Emilio Lussu

Il 25 aprile, anniversario della Liberazione, i nostri calendari segnano festa nazionale. Ma la Repubblica ufficialmente, celebra la ricorrenza freddamente, con circospezione e, si direbbe, molto a malincuore. E nelle nostre scuole, non se ne parla. La storia che si insegna si arresta alla fine della prima guerra mondiale, perché ai nostri sommi dirigenti è parso prudente non parlare di fascismo, e tanto meno della Resistenza e della Liberazione.

Questo decimo anniversario della Liberazione, ufficialmente, non sarà molto dissimile dalle precedenti celebrazioni annuali, se si eccettuano quelle di Cuneo, di Torino, di Milano, di Genova e di Roma, dove o il Presidente della Repubblica o i membri del Governo daranno con la loro presenza, particolare rilievo. Ma nelle scuole non se ne parlerà neppure quest’anno. L’opera storica che il governo del quadripartito ha annunciato non è ancora apparsa, e non si sa ancora quando e se apparirà. La legge che dà attuazione alla XII norma finale della Costituzione, e per cui opere apposite dovranno essere redatte per le scuole per mettere in rilievo che cosa è stato il fascismo per l’Italia, è ancora inoperante e lettera morta. Sì che i nostri giovani, se dalle famiglie non ne hanno sentito parlare, ignorano tutto sulla Resistenza e sulla Liberazione. Ecco, in succinto, che direi io nelle scuole, se fossi un insegnante, nonostante il divieto di parlare della nostra storia contemporanea:

che è la Liberazione? È l’avvenimento con cui si chiude la Resistenza armata del popolo italiano contro il fascismo e l’occupazione nazista. È la fine della guerra civile che il colpo di Stato monarchico che è stato chiamato «marcia su Roma» ha creato in Italia col portare al potere il fascismo. Ed è la fine della guerra fascista imperialistica imposta al popolo italiano da avventurieri asserviti al nazismo tedesco. La Liberazione pertanto ha questo significato: niente più guerra civile e niente più guerre. Pace all’interno e pace, fra l’Italia e gli altri popoli.

La lapide in memoria di Giacomo Matteotti a Narni

La Resistenza armata comincia con l’armistizio, all’8 settembre 1943, e finisce il 25 aprile del ’45 con la Liberazione. Ad essa ha partecipato l’universalità del popolo italiano, senza di che non avrebbe potuto avere quel carattere di grandiosità che l’ha distinta fra tutti i paesi d’Europa.
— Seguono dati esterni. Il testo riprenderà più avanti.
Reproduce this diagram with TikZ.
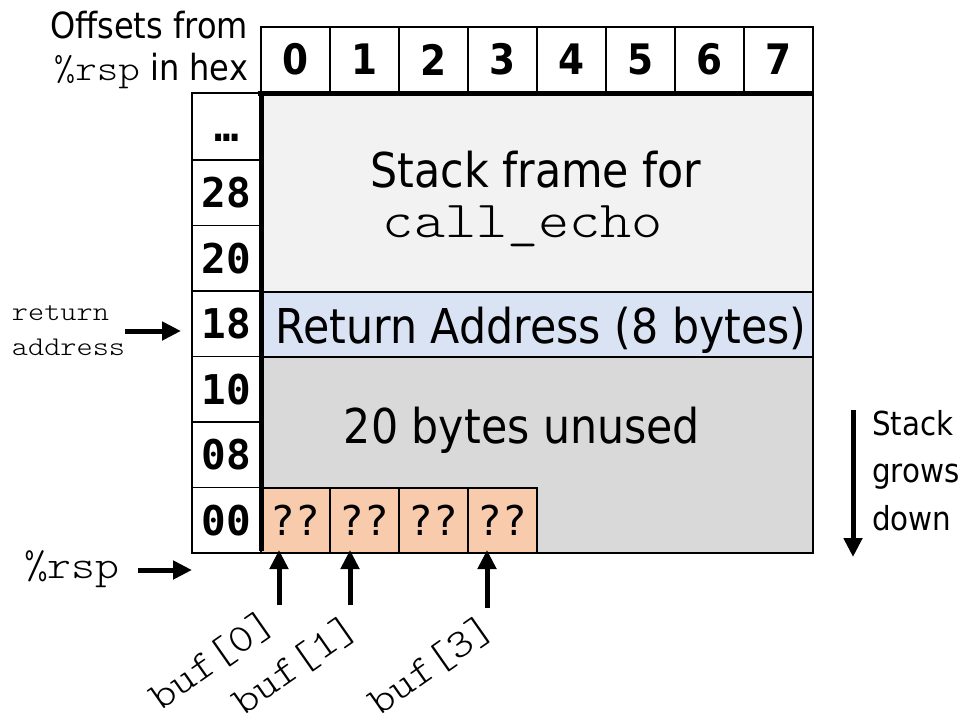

La Resistenza è stata unitaria, politicamente capeggiata da tutti i partiti antifascisti, democratici e progressivi. Questa unità è stata possibile, perché la Resistenza armata è stata la continuazione dell’opposizione irriducibile al fascismo offerta per tanti anni da uomini di tutti i partiti che hanno saputo affermare i loro ideali di libertà e di democrazia anche col sacrificio della propria vita. Matteotti, Don Minzoni, Amendola, Gobetti, Gramsci, i fratelli Rosselli, appartengono a tutte le correnti della democrazia nazionale: socialista, comunista, democratiche, cattoliche, liberali.

La Liberazione conclude la Resistenza e apre la nuova storia dell’Italia restituita a libertà. La Costituzione repubblicana è la carta della Resistenza e della Liberazione. È la nuova legge fondamentale che regola la convivenza civile di tutto il popolo italiano non più diviso, ma unito, nella democrazia e nella pace. Nella Costituzione è l’avvenire del nostro Paese. Fuori dalla Costituzione, si ricade nella avventura, nella guerra civile e nella guerra.

Dovere dei giovani è partecipare alla vita della nuova società e del nuovo secolo con lo stesso spirito della Resistenza e della Liberazione. E i giovani devono dire agli anziani e ai vecchi, protagonisti della Resistenza e della Liberazione: «Guidate l’Italia, sempre fedeli ai grandi ideali per cui è stato possibile dare al popolo italiano la certezza di una nuova vita civile. Solo a questa condizione, noi vi saremo a fianco, come i figli sono a fianco dei padri!».